I used profiler and digged in Oracle JDBC driver. I found out that the most expencive operation is reading data, i.e. Socket.read(). All string fields are represented as one char array and have almost no influence on perfomance. Generally, I checked with profiler the whole app and Socket.read() is definitely the most expensive operation. Extracting fields, building strings, writing data consume almost nothing. The problem is only in reading data.
Any optimisations in data representation on server side don't have real effect. Concatenating strings and converting timestamps have no result for performance.

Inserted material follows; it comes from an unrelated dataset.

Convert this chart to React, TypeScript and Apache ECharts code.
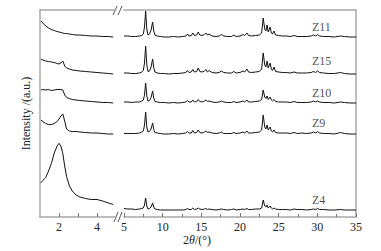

App was rewritten to have several reader threads which put ready data in writer queue. Each thread has its own connection, no pools are used because they slow down the extraction (I used UCP pool which is recommended by oracle and it consumes about 10% of execution time, so i gave up from it). Also result set fetchSize was increased because switching from default value (10) to 50000 gives up to 50% perfomance growth.
I tested how multithreaded version works with 4 reading threads and found out that increasing readers count only slows the extraction. I tried to launch 2 instances where each of them has two readers and both worked the same time as single instance, i.e. double data extraction requires same time as single. Don't know why this happens, but it looks like oracle driver have some performance limitations. Application with 4 independent connections works slower then 2 App instances with 2 connections. (Profiler was used to ensure that driver's Socket.read() is still the main issue, all other parts works fine in multithreaded mode).
I tried to fetch all data with SAS and it can perform same extraction 2 times faster then JDBC, both used single connection to Oracle and can't use any dump operations. Oracle ensures that JDBC thin driver is as fast as native one..
Maybe Oracle have another ways to perform fast extraction to remote host through ODBC or smth else?